→ Work instructions: Going through the material below, please gather all lines with the word "this" in them.

— Start Records shown —

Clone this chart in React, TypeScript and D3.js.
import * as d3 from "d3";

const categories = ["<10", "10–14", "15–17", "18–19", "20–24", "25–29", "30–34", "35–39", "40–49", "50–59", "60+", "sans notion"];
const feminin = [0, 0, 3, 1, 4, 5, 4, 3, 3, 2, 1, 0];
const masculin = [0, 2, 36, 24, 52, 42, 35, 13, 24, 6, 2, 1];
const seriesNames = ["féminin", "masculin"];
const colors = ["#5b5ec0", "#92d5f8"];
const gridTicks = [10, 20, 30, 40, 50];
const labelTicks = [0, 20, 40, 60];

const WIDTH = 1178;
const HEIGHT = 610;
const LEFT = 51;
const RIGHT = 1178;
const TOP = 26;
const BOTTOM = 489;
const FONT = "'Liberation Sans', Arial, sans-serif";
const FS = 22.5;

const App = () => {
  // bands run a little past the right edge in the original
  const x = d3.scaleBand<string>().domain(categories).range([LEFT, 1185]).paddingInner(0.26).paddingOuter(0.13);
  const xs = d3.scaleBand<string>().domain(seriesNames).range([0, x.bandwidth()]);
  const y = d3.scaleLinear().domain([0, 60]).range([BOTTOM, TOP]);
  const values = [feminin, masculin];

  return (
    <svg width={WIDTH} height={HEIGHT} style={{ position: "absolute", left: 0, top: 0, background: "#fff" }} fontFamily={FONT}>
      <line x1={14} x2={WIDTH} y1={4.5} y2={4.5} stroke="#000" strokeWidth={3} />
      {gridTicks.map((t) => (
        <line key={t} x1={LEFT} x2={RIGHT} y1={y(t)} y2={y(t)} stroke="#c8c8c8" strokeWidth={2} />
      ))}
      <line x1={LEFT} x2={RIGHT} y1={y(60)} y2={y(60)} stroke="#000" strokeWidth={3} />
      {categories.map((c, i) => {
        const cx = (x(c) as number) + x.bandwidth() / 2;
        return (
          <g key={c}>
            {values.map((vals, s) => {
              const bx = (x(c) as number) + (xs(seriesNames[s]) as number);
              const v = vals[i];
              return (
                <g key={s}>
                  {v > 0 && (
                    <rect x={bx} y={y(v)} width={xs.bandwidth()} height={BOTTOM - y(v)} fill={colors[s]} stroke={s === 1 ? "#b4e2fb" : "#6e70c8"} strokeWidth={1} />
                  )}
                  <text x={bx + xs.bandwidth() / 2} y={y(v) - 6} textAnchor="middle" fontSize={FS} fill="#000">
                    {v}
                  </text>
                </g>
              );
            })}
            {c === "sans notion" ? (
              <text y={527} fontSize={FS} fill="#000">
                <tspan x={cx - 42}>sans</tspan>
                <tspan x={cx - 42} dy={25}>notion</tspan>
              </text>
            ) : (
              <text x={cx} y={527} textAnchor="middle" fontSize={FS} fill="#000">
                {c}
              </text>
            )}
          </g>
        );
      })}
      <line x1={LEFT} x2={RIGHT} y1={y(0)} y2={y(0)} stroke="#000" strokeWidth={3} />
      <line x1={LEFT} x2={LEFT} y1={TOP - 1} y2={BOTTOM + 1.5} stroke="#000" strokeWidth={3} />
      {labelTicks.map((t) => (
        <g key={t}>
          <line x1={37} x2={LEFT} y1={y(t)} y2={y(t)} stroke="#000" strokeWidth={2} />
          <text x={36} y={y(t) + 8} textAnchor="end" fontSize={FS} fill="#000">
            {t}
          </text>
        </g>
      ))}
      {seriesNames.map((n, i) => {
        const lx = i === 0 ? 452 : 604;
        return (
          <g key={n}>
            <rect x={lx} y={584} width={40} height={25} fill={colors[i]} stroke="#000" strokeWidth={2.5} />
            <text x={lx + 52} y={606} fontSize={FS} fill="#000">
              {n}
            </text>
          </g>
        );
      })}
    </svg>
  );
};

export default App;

— End Records shown —
— Start Records shown —

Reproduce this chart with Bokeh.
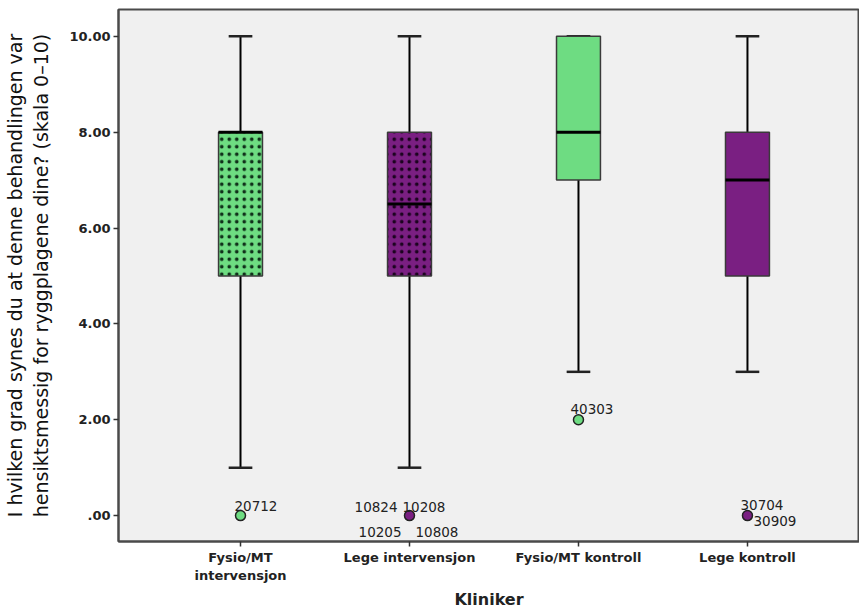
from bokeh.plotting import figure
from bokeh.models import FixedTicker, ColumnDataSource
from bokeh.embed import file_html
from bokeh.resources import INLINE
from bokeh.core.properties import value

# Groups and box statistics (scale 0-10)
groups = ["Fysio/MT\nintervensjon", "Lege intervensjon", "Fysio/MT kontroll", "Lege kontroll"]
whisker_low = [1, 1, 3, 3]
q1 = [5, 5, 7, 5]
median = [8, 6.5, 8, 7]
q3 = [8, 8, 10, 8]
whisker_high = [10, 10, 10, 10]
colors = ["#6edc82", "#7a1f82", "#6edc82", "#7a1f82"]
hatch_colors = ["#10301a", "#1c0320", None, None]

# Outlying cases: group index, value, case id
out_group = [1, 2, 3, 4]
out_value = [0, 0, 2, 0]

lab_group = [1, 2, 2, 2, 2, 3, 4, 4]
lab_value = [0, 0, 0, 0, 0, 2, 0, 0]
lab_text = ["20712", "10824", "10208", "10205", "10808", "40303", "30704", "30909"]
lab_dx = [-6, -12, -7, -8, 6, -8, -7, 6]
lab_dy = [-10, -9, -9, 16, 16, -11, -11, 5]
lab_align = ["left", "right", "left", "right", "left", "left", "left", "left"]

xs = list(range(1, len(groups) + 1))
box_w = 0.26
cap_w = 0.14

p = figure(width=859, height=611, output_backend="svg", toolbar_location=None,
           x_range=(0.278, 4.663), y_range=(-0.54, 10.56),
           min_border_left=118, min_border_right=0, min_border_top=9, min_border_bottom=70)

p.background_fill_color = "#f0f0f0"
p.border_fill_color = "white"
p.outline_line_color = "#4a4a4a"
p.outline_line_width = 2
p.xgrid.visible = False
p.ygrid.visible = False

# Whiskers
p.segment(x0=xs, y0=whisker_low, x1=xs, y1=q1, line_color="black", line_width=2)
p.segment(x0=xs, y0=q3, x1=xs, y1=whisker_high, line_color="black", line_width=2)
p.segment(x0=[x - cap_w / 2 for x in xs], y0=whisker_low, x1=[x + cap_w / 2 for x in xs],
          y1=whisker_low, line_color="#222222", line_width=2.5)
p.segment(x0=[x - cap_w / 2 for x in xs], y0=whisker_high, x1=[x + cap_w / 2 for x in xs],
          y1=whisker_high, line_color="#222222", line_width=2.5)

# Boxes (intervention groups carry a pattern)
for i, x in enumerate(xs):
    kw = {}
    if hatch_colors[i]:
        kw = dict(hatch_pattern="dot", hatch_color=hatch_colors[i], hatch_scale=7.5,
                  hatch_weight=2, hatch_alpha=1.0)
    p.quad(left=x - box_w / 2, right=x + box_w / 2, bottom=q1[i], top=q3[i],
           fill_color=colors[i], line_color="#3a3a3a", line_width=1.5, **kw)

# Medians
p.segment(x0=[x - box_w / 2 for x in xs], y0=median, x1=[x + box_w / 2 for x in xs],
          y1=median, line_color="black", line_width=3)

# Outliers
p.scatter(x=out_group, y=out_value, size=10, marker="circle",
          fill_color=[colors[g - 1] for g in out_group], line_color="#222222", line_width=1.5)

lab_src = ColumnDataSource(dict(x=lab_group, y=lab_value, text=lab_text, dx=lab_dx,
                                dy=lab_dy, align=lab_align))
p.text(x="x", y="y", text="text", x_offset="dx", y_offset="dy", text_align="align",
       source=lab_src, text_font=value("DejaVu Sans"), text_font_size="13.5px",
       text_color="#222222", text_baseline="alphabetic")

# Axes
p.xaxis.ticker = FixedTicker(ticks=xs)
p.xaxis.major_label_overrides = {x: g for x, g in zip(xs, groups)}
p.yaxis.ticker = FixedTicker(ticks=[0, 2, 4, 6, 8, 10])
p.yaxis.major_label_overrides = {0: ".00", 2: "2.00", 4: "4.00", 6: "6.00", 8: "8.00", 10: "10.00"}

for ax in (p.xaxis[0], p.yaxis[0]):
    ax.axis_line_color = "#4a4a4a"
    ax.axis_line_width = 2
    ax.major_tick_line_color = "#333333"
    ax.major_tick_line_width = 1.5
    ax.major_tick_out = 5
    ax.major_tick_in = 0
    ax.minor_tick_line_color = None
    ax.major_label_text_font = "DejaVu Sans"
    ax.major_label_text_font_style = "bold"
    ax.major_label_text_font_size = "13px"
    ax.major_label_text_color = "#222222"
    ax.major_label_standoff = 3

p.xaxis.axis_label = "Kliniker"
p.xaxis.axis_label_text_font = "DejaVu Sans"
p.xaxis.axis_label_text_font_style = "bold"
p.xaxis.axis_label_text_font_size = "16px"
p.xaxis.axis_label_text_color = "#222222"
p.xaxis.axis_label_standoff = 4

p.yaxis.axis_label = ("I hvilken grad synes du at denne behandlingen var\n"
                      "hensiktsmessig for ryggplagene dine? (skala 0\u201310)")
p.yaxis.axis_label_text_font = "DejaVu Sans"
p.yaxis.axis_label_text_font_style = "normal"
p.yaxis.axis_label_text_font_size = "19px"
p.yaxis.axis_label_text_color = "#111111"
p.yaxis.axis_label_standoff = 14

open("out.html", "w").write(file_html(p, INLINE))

— End Records shown —
— Start Records shown —

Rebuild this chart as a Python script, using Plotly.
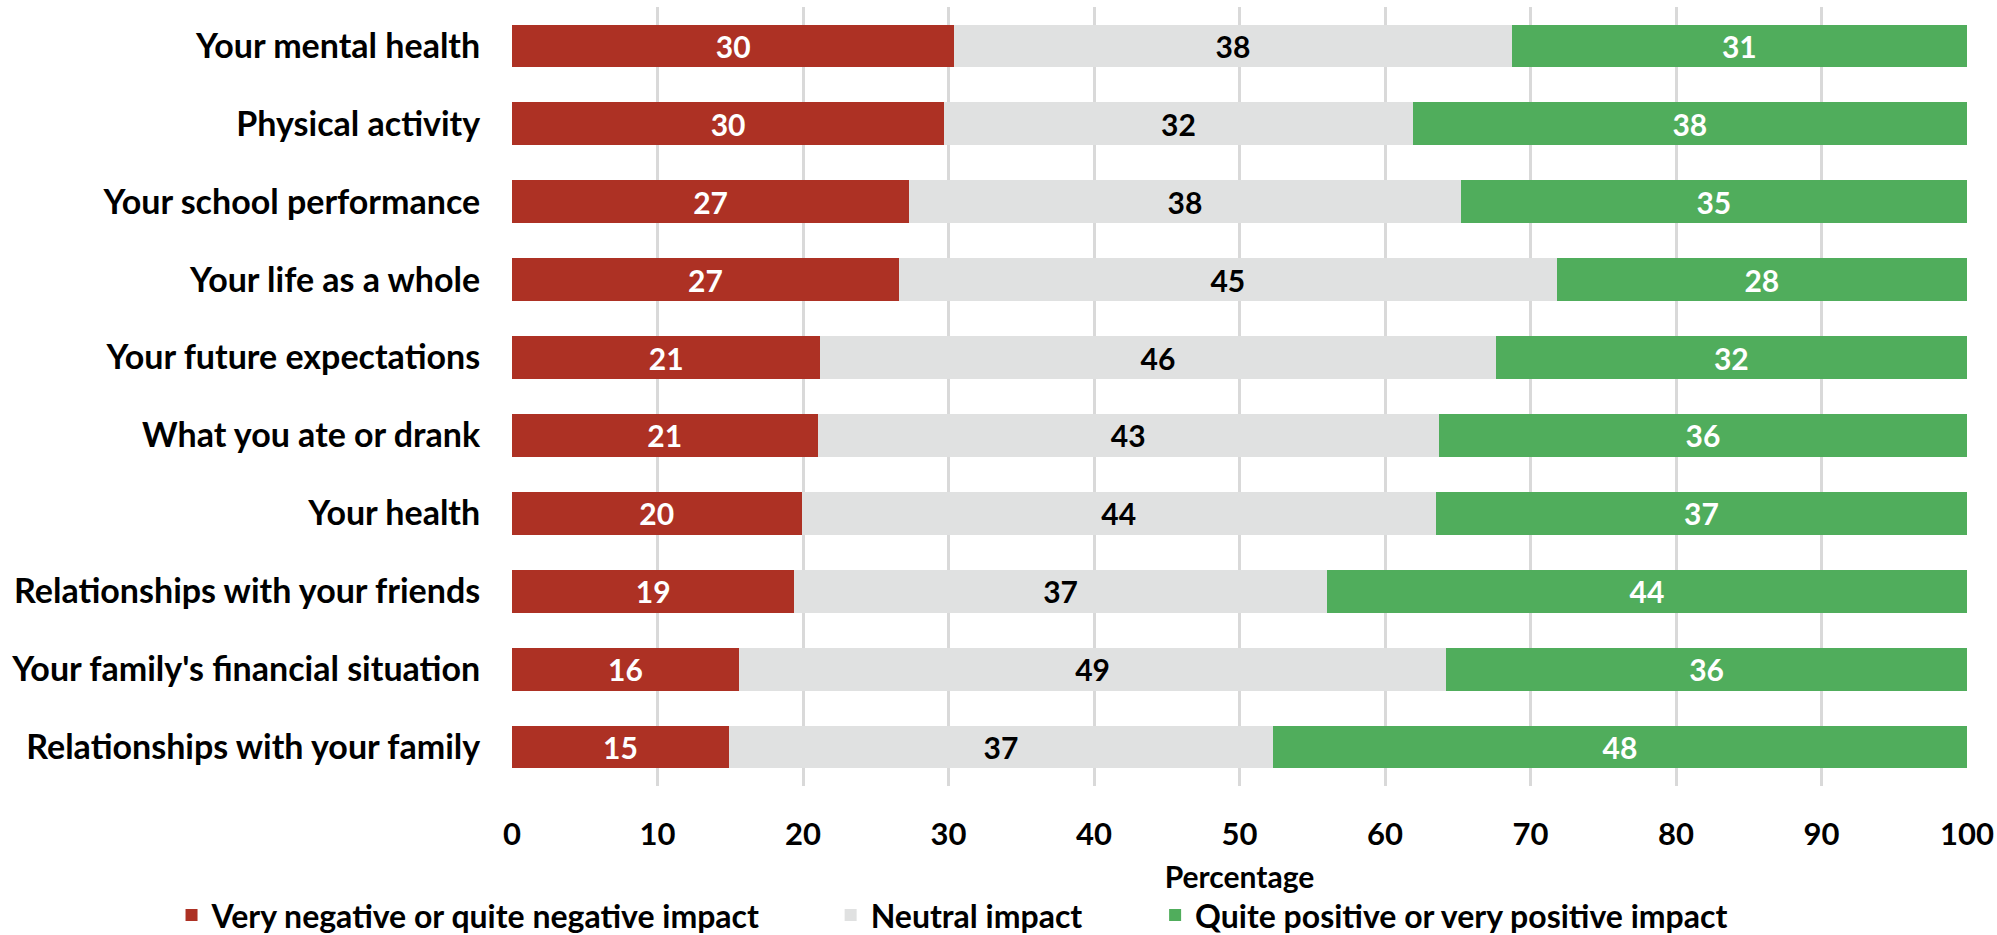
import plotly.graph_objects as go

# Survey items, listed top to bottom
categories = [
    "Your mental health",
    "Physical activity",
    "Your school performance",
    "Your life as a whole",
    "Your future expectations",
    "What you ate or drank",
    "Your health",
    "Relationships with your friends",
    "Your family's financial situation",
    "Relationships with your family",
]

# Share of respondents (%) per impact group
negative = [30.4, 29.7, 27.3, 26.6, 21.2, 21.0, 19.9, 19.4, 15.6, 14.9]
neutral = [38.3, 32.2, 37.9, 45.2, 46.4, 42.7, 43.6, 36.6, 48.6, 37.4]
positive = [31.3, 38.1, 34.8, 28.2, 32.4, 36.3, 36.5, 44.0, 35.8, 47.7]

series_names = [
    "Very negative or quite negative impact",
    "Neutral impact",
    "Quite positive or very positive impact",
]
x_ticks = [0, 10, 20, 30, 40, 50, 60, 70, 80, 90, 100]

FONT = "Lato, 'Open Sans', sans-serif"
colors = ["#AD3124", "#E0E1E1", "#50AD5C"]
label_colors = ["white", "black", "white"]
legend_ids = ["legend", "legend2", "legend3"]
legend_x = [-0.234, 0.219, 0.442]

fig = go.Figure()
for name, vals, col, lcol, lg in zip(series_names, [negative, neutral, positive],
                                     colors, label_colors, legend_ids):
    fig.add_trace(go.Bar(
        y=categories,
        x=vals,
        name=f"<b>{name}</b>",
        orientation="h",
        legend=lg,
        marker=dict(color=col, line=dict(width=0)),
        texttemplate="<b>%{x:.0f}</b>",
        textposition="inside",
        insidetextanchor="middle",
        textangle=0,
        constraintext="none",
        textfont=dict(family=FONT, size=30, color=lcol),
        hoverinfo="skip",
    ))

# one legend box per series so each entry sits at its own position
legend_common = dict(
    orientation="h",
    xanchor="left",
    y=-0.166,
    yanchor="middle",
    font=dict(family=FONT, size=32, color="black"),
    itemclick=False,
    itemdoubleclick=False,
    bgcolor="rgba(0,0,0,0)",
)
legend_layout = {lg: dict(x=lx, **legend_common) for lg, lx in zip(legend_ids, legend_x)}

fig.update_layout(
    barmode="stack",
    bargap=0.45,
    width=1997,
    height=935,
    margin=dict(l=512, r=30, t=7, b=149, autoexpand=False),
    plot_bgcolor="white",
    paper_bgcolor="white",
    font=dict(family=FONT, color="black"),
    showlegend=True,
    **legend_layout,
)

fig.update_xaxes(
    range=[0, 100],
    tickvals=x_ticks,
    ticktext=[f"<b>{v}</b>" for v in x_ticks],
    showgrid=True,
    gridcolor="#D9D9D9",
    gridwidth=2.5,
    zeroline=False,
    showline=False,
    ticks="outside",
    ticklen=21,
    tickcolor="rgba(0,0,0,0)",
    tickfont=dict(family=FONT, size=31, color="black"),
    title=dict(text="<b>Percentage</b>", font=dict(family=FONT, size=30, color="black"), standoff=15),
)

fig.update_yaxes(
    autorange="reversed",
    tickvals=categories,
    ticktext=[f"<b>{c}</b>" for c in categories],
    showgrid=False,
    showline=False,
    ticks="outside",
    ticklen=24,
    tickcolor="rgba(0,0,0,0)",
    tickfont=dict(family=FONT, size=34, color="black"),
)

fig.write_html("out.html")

— End Records shown —

→ Exercise result:
Clone this chart in React, TypeScript and D3.js.
Reproduce this chart with Bokeh.
Rebuild this chart as a Python script, using Plotly.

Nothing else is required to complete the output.